Финансовая открытость, интернационализация кредитования и способность финансовых учреждений переключаться с одних активов на другие сильно затруднили четкое определение правительствами и центральными банками объемов своих денежных запасов, не говоря уже об их урегулировании. Эти процессы трансформируют и способность правительств эффективно регулировать денежные запасы и процентные ставки, а также влиять как на производство, так и на инфляцию. Национальные власти еще контролируют краткосрочные процентные ставки, но более долгосрочные процентные ставки (которые обычно как раз наиболее важны для инвестиционных решений) все больше зависят от состояния глобальных рынков, на которое отдельные правительства могут влиять лишь косвенно и зачастую все меньше и меньше. Хотя Бундесбанк Германии, например, прославился достижением низкого уровня инфляции посредством строгого контроля внутренней денежной массы, в целом финансовая глобализация значительно осложнила достижение данных политических целей традиционными путями3. В Бреттон-Вудскую эпоху контроля над движением капиталов внутренние валютные рынки были изолированы от иностранных. Таким образом, у правительств появлялась возможность что-либо противопоставить иностранной валютной интервенции с целью поддержать курс национальной валюты, при этом не задействуются внутренние валютные запасы. Это позволяло правительствам свободно управлять валютным курсом. После отказа в 80-е гг. от контроля над движением капиталов было высказано предположение, что такого отграничения отечественных рынков от иностранных больше не существует. Это мнение основывалось на том, что отечественные и иностранные активы стали практически полностью взаимозаменяемы. Следовательно, иностранная валютная интервенция будет иметь далеко идущие последствия для отечественной валюты, и наоборот. Очевидный успех соглашения в отеле «Плаза» в 1985 г. поставил эту точку зрения под сомнение.
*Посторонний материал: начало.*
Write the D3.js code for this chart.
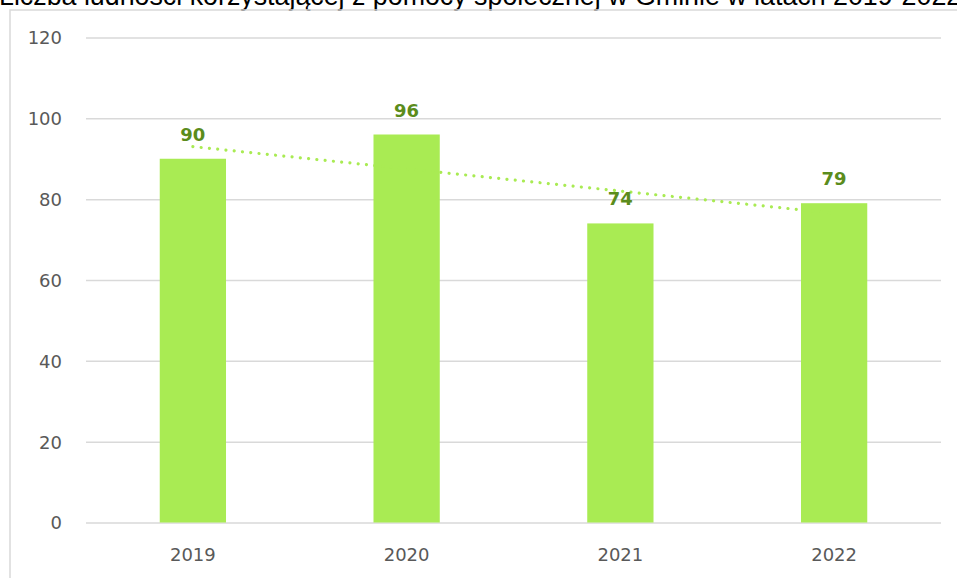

Рост курса доллара в начале 80-х гг. был настолько резким, что уже к cepедине 80-х гг. стал явно завышенным4. Страны «большой пятерки» (США, Великобритания, Германия, Франция и Япония) приняли решение осуществить координированную интервенцию на глобальных валютных рынках, чтобы сначала понизить курс доллара, а потом его стабилизировать. Эти плановые интервенции были практически полностью компенсированы на внутренних валютных рынках, так что объем денежной массы всех стран-участников договора остался неизменным. Конечно, можно спорить о том, в какой степени интервенция действительно повлияла на последовавшие затем изменения курса доллара, хотя детальный анализ показывает, что это влияние было довольно существенным5. Таким образом, оказывается, что определенная внутренняя валютная самостоятельность может быть вполне совместима с контролем валютного курса, если при этом учитываются достаточно сильные различия между активами разных стран. Однако во многих отношениях соглашение в отеле «Плаза» было исключением, хотя оно и демонстрирует, что постепенная иностранная валютная интервенция в рамках системы плавающих валютных курсов иногда может быть весьма эффективной в плане воздействия на объем денежной массы той или иной страны.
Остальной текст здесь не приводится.